# THE EXERCISE
Write the data below out exactly as it stands. Do not include the pictures.

# DATA PROVIDED
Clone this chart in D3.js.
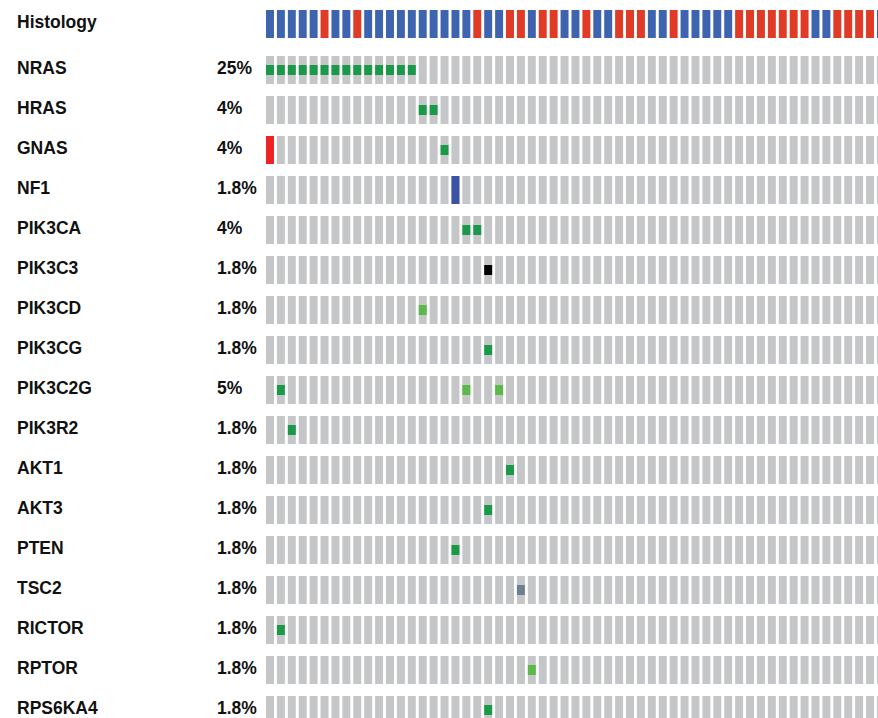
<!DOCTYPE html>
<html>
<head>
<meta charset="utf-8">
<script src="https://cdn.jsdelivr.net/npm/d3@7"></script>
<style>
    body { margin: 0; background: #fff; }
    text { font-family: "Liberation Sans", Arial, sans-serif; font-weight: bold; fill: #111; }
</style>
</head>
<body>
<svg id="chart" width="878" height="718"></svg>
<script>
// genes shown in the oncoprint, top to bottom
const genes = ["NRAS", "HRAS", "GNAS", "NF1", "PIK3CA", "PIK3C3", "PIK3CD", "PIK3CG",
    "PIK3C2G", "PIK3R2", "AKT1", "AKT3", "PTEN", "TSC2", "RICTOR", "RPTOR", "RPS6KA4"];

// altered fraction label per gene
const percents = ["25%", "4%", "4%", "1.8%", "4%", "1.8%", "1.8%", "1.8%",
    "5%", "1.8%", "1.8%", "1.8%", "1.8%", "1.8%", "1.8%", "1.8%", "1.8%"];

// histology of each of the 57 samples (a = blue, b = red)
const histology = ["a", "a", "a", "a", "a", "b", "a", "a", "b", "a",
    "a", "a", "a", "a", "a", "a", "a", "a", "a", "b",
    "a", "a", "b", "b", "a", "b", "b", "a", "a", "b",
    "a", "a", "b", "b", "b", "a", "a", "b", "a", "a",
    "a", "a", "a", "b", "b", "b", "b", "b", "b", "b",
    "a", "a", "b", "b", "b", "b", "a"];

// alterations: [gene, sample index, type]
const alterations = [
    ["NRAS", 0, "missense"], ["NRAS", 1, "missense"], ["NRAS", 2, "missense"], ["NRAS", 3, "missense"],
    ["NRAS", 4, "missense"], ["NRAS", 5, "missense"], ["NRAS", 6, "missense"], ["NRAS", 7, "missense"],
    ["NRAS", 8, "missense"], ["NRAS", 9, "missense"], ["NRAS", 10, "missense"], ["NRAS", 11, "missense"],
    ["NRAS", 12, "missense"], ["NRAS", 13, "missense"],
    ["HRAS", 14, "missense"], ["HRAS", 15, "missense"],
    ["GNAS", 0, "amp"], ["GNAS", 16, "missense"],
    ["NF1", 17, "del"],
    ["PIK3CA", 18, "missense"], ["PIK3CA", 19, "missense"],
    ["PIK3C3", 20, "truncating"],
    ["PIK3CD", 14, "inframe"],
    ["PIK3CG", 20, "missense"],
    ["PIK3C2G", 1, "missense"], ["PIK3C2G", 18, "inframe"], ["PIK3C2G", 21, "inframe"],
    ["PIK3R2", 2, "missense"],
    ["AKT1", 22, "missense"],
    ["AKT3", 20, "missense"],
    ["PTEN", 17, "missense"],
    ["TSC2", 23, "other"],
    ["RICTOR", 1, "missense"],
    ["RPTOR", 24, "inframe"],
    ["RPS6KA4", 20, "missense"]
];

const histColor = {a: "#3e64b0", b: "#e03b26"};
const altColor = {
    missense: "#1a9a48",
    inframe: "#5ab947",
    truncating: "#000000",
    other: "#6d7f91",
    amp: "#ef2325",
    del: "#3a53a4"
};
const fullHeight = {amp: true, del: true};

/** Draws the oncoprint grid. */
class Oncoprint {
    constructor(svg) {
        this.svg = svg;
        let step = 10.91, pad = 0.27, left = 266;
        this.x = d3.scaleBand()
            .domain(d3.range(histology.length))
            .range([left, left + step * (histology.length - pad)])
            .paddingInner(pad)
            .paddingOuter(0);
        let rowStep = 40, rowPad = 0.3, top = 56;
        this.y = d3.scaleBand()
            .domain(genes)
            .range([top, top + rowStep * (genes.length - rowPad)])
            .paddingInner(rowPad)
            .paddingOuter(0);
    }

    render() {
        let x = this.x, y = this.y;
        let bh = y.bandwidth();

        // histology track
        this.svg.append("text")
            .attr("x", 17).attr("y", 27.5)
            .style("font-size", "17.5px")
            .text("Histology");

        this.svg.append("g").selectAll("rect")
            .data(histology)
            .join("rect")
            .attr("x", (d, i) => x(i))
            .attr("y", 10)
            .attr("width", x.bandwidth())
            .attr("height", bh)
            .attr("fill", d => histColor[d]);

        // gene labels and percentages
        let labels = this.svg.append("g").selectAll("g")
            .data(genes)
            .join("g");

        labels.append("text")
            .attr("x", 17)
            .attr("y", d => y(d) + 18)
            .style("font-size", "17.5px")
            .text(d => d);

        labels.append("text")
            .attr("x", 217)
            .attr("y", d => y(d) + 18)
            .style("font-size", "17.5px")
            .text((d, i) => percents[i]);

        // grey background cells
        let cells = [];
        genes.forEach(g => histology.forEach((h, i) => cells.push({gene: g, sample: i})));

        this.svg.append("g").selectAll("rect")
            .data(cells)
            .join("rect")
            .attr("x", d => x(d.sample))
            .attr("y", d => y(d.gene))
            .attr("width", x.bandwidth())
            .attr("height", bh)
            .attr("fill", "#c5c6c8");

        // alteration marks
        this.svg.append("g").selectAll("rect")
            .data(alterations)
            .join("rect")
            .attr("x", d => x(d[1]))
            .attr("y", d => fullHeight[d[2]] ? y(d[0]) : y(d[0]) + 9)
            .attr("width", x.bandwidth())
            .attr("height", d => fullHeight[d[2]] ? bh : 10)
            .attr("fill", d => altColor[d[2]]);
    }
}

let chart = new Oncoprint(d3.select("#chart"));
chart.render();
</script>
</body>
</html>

# FINISHED TASK
Clone this chart in D3.js.
<!DOCTYPE html>
<html>
<head>
<meta charset="utf-8">
<script src="https://cdn.jsdelivr.net/npm/d3@7"></script>
<style>
    body { margin: 0; background: #fff; }
    text { font-family: "Liberation Sans", Arial, sans-serif; font-weight: bold; fill: #111; }
</style>
</head>
<body>
<svg id="chart" width="878" height="718"></svg>
<script>
// genes shown in the oncoprint, top to bottom
const genes = ["NRAS", "HRAS", "GNAS", "NF1", "PIK3CA", "PIK3C3", "PIK3CD", "PIK3CG",
    "PIK3C2G", "PIK3R2", "AKT1", "AKT3", "PTEN", "TSC2", "RICTOR", "RPTOR", "RPS6KA4"];

// altered fraction label per gene
const percents = ["25%", "4%", "4%", "1.8%", "4%", "1.8%", "1.8%", "1.8%",
    "5%", "1.8%", "1.8%", "1.8%", "1.8%", "1.8%", "1.8%", "1.8%", "1.8%"];

// histology of each of the 57 samples (a = blue, b = red)
const histology = ["a", "a", "a", "a", "a", "b", "a", "a", "b", "a",
    "a", "a", "a", "a", "a", "a", "a", "a", "a", "b",
    "a", "a", "b", "b", "a", "b", "b", "a", "a", "b",
    "a", "a", "b", "b", "b", "a", "a", "b", "a", "a",
    "a", "a", "a", "b", "b", "b", "b", "b", "b", "b",
    "a", "a", "b", "b", "b", "b", "a"];

// alterations: [gene, sample index, type]
const alterations = [
    ["NRAS", 0, "missense"], ["NRAS", 1, "missense"], ["NRAS", 2, "missense"], ["NRAS", 3, "missense"],
    ["NRAS", 4, "missense"], ["NRAS", 5, "missense"], ["NRAS", 6, "missense"], ["NRAS", 7, "missense"],
    ["NRAS", 8, "missense"], ["NRAS", 9, "missense"], ["NRAS", 10, "missense"], ["NRAS", 11, "missense"],
    ["NRAS", 12, "missense"], ["NRAS", 13, "missense"],
    ["HRAS", 14, "missense"], ["HRAS", 15, "missense"],
    ["GNAS", 0, "amp"], ["GNAS", 16, "missense"],
    ["NF1", 17, "del"],
    ["PIK3CA", 18, "missense"], ["PIK3CA", 19, "missense"],
    ["PIK3C3", 20, "truncating"],
    ["PIK3CD", 14, "inframe"],
    ["PIK3CG", 20, "missense"],
    ["PIK3C2G", 1, "missense"], ["PIK3C2G", 18, "inframe"], ["PIK3C2G", 21, "inframe"],
    ["PIK3R2", 2, "missense"],
    ["AKT1", 22, "missense"],
    ["AKT3", 20, "missense"],
    ["PTEN", 17, "missense"],
    ["TSC2", 23, "other"],
    ["RICTOR", 1, "missense"],
    ["RPTOR", 24, "inframe"],
    ["RPS6KA4", 20, "missense"]
];

const histColor = {a: "#3e64b0", b: "#e03b26"};
const altColor = {
    missense: "#1a9a48",
    inframe: "#5ab947",
    truncating: "#000000",
    other: "#6d7f91",
    amp: "#ef2325",
    del: "#3a53a4"
};
const fullHeight = {amp: true, del: true};

/** Draws the oncoprint grid. */
class Oncoprint {
    constructor(svg) {
        this.svg = svg;
        let step = 10.91, pad = 0.27, left = 266;
        this.x = d3.scaleBand()
            .domain(d3.range(histology.length))
            .range([left, left + step * (histology.length - pad)])
            .paddingInner(pad)
            .paddingOuter(0);
        let rowStep = 40, rowPad = 0.3, top = 56;
        this.y = d3.scaleBand()
            .domain(genes)
            .range([top, top + rowStep * (genes.length - rowPad)])
            .paddingInner(rowPad)
            .paddingOuter(0);
    }

    render() {
        let x = this.x, y = this.y;
        let bh = y.bandwidth();

        // histology track
        this.svg.append("text")
            .attr("x", 17).attr("y", 27.5)
            .style("font-size", "17.5px")
            .text("Histology");

        this.svg.append("g").selectAll("rect")
            .data(histology)
            .join("rect")
            .attr("x", (d, i) => x(i))
            .attr("y", 10)
            .attr("width", x.bandwidth())
            .attr("height", bh)
            .attr("fill", d => histColor[d]);

        // gene labels and percentages
        let labels = this.svg.append("g").selectAll("g")
            .data(genes)
            .join("g");

        labels.append("text")
            .attr("x", 17)
            .attr("y", d => y(d) + 18)
            .style("font-size", "17.5px")
            .text(d => d);

        labels.append("text")
            .attr("x", 217)
            .attr("y", d => y(d) + 18)
            .style("font-size", "17.5px")
            .text((d, i) => percents[i]);

        // grey background cells
        let cells = [];
        genes.forEach(g => histology.forEach((h, i) => cells.push({gene: g, sample: i})));

        this.svg.append("g").selectAll("rect")
            .data(cells)
            .join("rect")
            .attr("x", d => x(d.sample))
            .attr("y", d => y(d.gene))
            .attr("width", x.bandwidth())
            .attr("height", bh)
            .attr("fill", "#c5c6c8");

        // alteration marks
        this.svg.append("g").selectAll("rect")
            .data(alterations)
            .join("rect")
            .attr("x", d => x(d[1]))
            .attr("y", d => fullHeight[d[2]] ? y(d[0]) : y(d[0]) + 9)
            .attr("width", x.bandwidth())
            .attr("height", d => fullHeight[d[2]] ? bh : 10)
            .attr("fill", d => altColor[d[2]]);
    }
}

let chart = new Oncoprint(d3.select("#chart"));
chart.render();
</script>
</body>
</html>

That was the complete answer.